“So, what do YOU do?”
As biz-owners we’re free to give pretty much any response when someone asks us that.
We’re not restricted by the labels of the past: “accountant”, “teacher”, “copywriter” etc.
Partly it’s because there are even more labels than ever…
(For instance, when you go somewhere fancy, your drinks are made by a mixologist. And there you were thinking they were a bartender.
A nephologist is someone who studies clouds, which sounds like a lovely way to spend time.)
…but it’s also because you and I work in a world where we’re increasingly encouraged to define our own labels (if we even want a label).
So if you’re in marketing, you can call yourself a growth-ologist and nobody will laugh (ok some people will laugh).
It used to be that a mysterious, unseen “they” decided who got a ‘proper’ label. We’d be given one from a list of a couple of hundred, and we’d damn well have to like it.
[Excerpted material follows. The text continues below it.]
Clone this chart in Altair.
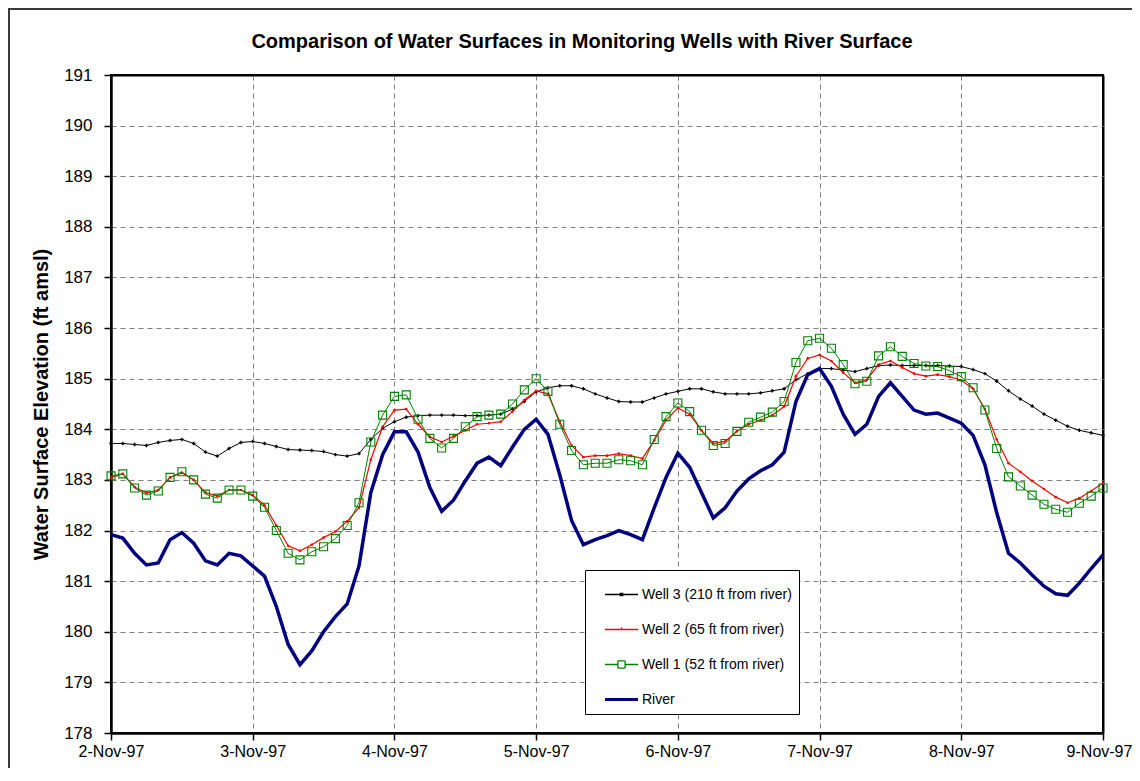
import json
import pandas as pd
import altair as alt

# ---------------- data ----------------
date_labels = ["2-Nov-97", "3-Nov-97", "4-Nov-97", "5-Nov-97",
               "6-Nov-97", "7-Nov-97", "8-Nov-97", "9-Nov-97"]
y_ticks = list(range(178, 192))

# readings every 2 hours from 2-Nov-97 00:00 to 9-Nov-97 00:00
step_hours = 2
n_points = 85
day = [i * step_hours / 24 for i in range(n_points)]

well3 = [183.72, 183.72, 183.70, 183.68, 183.74, 183.78, 183.80, 183.72, 183.55, 183.47,
         183.62, 183.74, 183.76, 183.72, 183.66, 183.60, 183.59, 183.58, 183.56, 183.50,
         183.47, 183.52, 183.80, 184.02, 184.15, 184.24, 184.27, 184.28, 184.28, 184.28,
         184.27, 184.27, 184.28, 184.30, 184.40, 184.55, 184.74, 184.82, 184.86, 184.86,
         184.80, 184.70, 184.62, 184.55, 184.54, 184.54, 184.62, 184.70, 184.75, 184.80,
         184.80, 184.74, 184.70, 184.70, 184.70, 184.72, 184.76, 184.80, 184.98, 185.10,
         185.20, 185.20, 185.17, 185.14, 185.20, 185.26, 185.27, 185.26, 185.26, 185.26,
         185.26, 185.25, 185.24, 185.18, 185.10, 184.95, 184.76, 184.60, 184.46, 184.30,
         184.18, 184.06, 183.98, 183.93, 183.88]

well2 = [183.05, 183.12, 182.86, 182.74, 182.80, 183.05, 183.14, 183.00, 182.75, 182.68,
         182.80, 182.80, 182.70, 182.50, 182.10, 181.70, 181.60, 181.72, 181.86, 181.98,
         182.18, 182.45, 183.40, 184.05, 184.38, 184.40, 184.10, 183.85, 183.75, 183.86,
         183.98, 184.10, 184.12, 184.15, 184.35, 184.58, 184.76, 184.70, 184.15, 183.68,
         183.45, 183.48, 183.48, 183.52, 183.48, 183.42, 183.78, 184.18, 184.42, 184.30,
         183.98, 183.72, 183.76, 183.96, 184.10, 184.18, 184.28, 184.45, 185.05, 185.40,
         185.47, 185.35, 185.12, 184.92, 184.98, 185.28, 185.35, 185.22, 185.10, 185.05,
         185.08, 185.04, 184.97, 184.80, 184.40, 183.80, 183.33, 183.16, 182.98, 182.82,
         182.66, 182.55, 182.64, 182.78, 182.94]

well1 = [183.08, 183.12, 182.84, 182.70, 182.78, 183.05, 183.16, 183.00, 182.72, 182.64,
         182.80, 182.80, 182.68, 182.46, 182.00, 181.55, 181.42, 181.58, 181.68, 181.84,
         182.10, 182.55, 183.75, 184.28, 184.65, 184.68, 184.20, 183.82, 183.63, 183.82,
         184.05, 184.25, 184.28, 184.30, 184.50, 184.78, 185.00, 184.75, 184.10, 183.58,
         183.30, 183.33, 183.33, 183.40, 183.38, 183.30, 183.80, 184.25, 184.52, 184.35,
         183.98, 183.68, 183.72, 183.96, 184.14, 184.24, 184.34, 184.55, 185.32, 185.75,
         185.80, 185.60, 185.28, 184.90, 184.95, 185.45, 185.63, 185.44, 185.30, 185.25,
         185.24, 185.16, 185.04, 184.82, 184.38, 183.62, 183.06, 182.88, 182.70, 182.52,
         182.42, 182.36, 182.54, 182.68, 182.84]

river = [181.92, 181.85, 181.55, 181.32, 181.36, 181.82, 181.96, 181.75, 181.40, 181.32,
         181.55, 181.50, 181.30, 181.10, 180.50, 179.75, 179.35, 179.62, 180.00, 180.30,
         180.55, 181.30, 182.75, 183.50, 183.95, 183.95, 183.55, 182.85, 182.38, 182.60,
         182.98, 183.33, 183.45, 183.28, 183.65, 184.00, 184.20, 183.90, 183.10, 182.20,
         181.72, 181.82, 181.90, 182.00, 181.92, 181.82, 182.45, 183.05, 183.53, 183.25,
         182.75, 182.25, 182.45, 182.78, 183.02, 183.18, 183.30, 183.55, 184.55, 185.08,
         185.20, 184.85, 184.30, 183.90, 184.10, 184.65, 184.92, 184.65, 184.38, 184.30,
         184.32, 184.22, 184.12, 183.88, 183.30, 182.35, 181.55, 181.36, 181.12, 180.90,
         180.75, 180.72, 180.96, 181.25, 181.52]

names = ["Well 3 (210 ft from river)", "Well 2 (65 ft from river)",
         "Well 1 (52 ft from river)", "River"]
colors = ["#000000", "#FF0000", "#008000", "#000080"]
# legend symbols: line with the series marker (custom SVG paths, unit box);
# the Well 1 square is drawn as four open strokes so that it stays hollow
legend_shapes = [
    "M-1,0H1M-0.07,-0.07H0.07V0.07H-0.07Z",
    "M-1,0H1M0,0V-0.12",
    "M-1,0H-0.22M0.22,0H1M-0.22,-0.22H0.22M0.22,-0.22V0.22M0.22,0.22H-0.22M-0.22,0.22V-0.22",
    "M-1,-0.05H1M-1,0H1M-1,0.05H1",
]

rows = []
for name, vals in zip(names, [well3, well2, well1, river]):
    for d, v in zip(day, vals):
        rows.append({"day": d, "value": v, "series": name})
df = pd.DataFrame(rows)

FONT = "Liberation Sans"
edge_x = "datum.value == 0 || datum.value == 7"
edge_y = "datum.value == 178 || datum.value == 191"

x_enc = alt.X(
    "day:Q",
    scale=alt.Scale(domain=[0, 7], nice=False, zero=False),
    axis=alt.Axis(
        values=list(range(len(date_labels))),
        labelExpr=f"{json.dumps(date_labels)}[datum.value]",
        title=None,
        labelFont=FONT, labelFontSize=16, labelColor="black", labelPadding=3,
        labelOffset={"condition": {"test": "datum.value == 7", "value": -4}, "value": 0},
        labelFlush=False, labelOverlap=False,
        tickSize=7, tickColor="black", tickWidth=1.5,
        domainColor="black", domainWidth=2,
        grid=True,
        gridColor={"condition": {"test": edge_x, "value": "black"}, "value": "#808080"},
        gridDash={"condition": {"test": edge_x, "value": []}, "value": [5, 4]},
        gridWidth={"condition": {"test": edge_x, "value": 2}, "value": 1},
    ),
)
y_enc = alt.Y(
    "value:Q",
    scale=alt.Scale(domain=[178, 191], nice=False, zero=False),
    axis=alt.Axis(
        values=y_ticks,
        title="Water Surface Elevation (ft amsl)",
        titleFont=FONT, titleFontSize=20, titleFontWeight="bold", titleColor="black",
        titlePadding=12,
        labelFont=FONT, labelFontSize=17, labelColor="black", labelPadding=12,
        labelFlush=False, labelOverlap=False,
        tickSize=7, tickColor="black", tickWidth=1.5,
        domainColor="black", domainWidth=2,
        grid=True,
        gridColor={"condition": {"test": edge_y, "value": "black"}, "value": "#808080"},
        gridDash={"condition": {"test": edge_y, "value": []}, "value": [5, 4]},
        gridWidth={"condition": {"test": edge_y, "value": 2}, "value": 1},
    ),
)
color_nolegend = alt.Color("series:N", scale=alt.Scale(domain=names, range=colors), legend=None)

base = alt.Chart(df)


def sub(name):
    return base.transform_filter(alt.datum.series == name)


w3_line = sub(names[0]).mark_line(strokeWidth=1).encode(x=x_enc, y=y_enc, color=color_nolegend)
w3_pts = sub(names[0]).mark_point(shape="cross", filled=True, size=12, opacity=1).encode(
    x=x_enc, y=y_enc, color=color_nolegend)
w2_line = sub(names[1]).mark_line(strokeWidth=1.2).encode(x=x_enc, y=y_enc, color=color_nolegend)
w2_pts = sub(names[1]).mark_point(shape="circle", filled=True, size=7, opacity=1).encode(
    x=x_enc, y=y_enc, color=color_nolegend)
w1_line = sub(names[2]).mark_line(strokeWidth=1).encode(x=x_enc, y=y_enc, color=color_nolegend)
w1_pts = sub(names[2]).mark_point(shape="square", filled=False, size=64, strokeWidth=1.1,
                                  opacity=1).encode(x=x_enc, y=y_enc, color=color_nolegend)
river_line = sub(names[3]).mark_line(strokeWidth=3.5).encode(x=x_enc, y=y_enc, color=color_nolegend)

leg = dict(
    title=None, orient="none", legendX=474, legendY=495,
    fillColor="white", strokeColor="black", padding=7, rowPadding=10,
    symbolSize=1089, symbolStrokeWidth=1.3, symbolOffset=12, symbolFillColor="white",
    labelFont=FONT, labelFontSize=14, labelColor="black", labelOffset=3, labelLimit=400,
)
legend_layer = base.transform_filter("false").mark_point(filled=False, opacity=1).encode(
    x=x_enc, y=y_enc,
    color=alt.Color("series:N", scale=alt.Scale(domain=names, range=colors), legend=alt.Legend(**leg)),
    shape=alt.Shape("series:N", scale=alt.Scale(domain=names, range=legend_shapes), legend=alt.Legend(**leg)),
)

frame = alt.Chart(pd.DataFrame({"k": [0]})).mark_rect(
    fill="white", fillOpacity=0, stroke="#3a3a3a", strokeWidth=2
).encode(x=alt.value(-102), x2=alt.value(1300), y=alt.value(-66), y2=alt.value(1000))

chart = alt.layer(
    legend_layer, frame, w3_line, w3_pts, w2_line, w2_pts, w1_line, w1_pts, river_line
).properties(
    width=992, height=658,
    title=alt.TitleParams(
        text="Comparison of Water Surfaces in Monitoring Wells with River Surface",
        font=FONT, fontSize=20, fontWeight="bold", color="black",
        anchor="middle", dx=-25, offset=-44,
    ),
    autosize=alt.AutoSizeParams(type="none"),
    padding={"left": 103, "top": 67, "right": 29, "bottom": 35},
).configure_view(stroke="black", strokeWidth=2)

chart.save("out.html", embed_options={"renderer": "svg", "actions": False})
But now it’s really up to us to decide how we ‘label’ what we do
If you scroll through your LinkedIn connections, chances are there are a whole bunch of people describing their work in new terms.
I’m all for it.
(I’ve even learned to accept “influencer”. Seriously, I’m very relaxed these days.)
If you’re running your own business, how you describe what you do is too important to just pick a label from the pile.
It might feel weird at first, but making up your own ‘-ologism’ and taking that decision out of the invisible hands of “them” is a brave step.
We’ve become obsessed with labels, titles and boxes to put people in. I get it – that’s partly how we make sense of the world. Through shortcuts, even if they’re inaccurate.
But that can be limiting when you want to run your own biz or express your particular way of seeing the world.
If you have unique value to share through your work, why should you have to point to someone else and say “I’m the same as them” when someone asks what you do?
Some of my clients came to me with their own ‘title’ already in place, and some we’ve worked on together, to help them stand out by better communicating what they do to the people they most want to help.
Often they’re very different from the ones they started out with when they began their biz, which is only natural as our skills and experiences develop over time.
I started my business as “a copywriter”, now I say I’m a “Selling Unique consultant”. I still write sales copy as part of my work, but I define what I do differently these days.
We have more power over how we’re labelled than we might think
Austin Kleon, author of Steal Like An Artist, even suggests we “forget the noun, do the verb”. He quotes the ever-thoughtful Stephen Fry to illustrate his point:
We are not nouns, we are verbs.
I am not a thing – an actor, a writer – I am a person who does things – I write, I act – and I never know what I am going to do next.
I think you can be imprisoned if you think of yourself as a noun.”
Isn’t part of running your own business a way of avoiding being ‘imprisoned’?
Maybe you’re more verb than noun, too.
Do you have a unique way of telling the world what you do?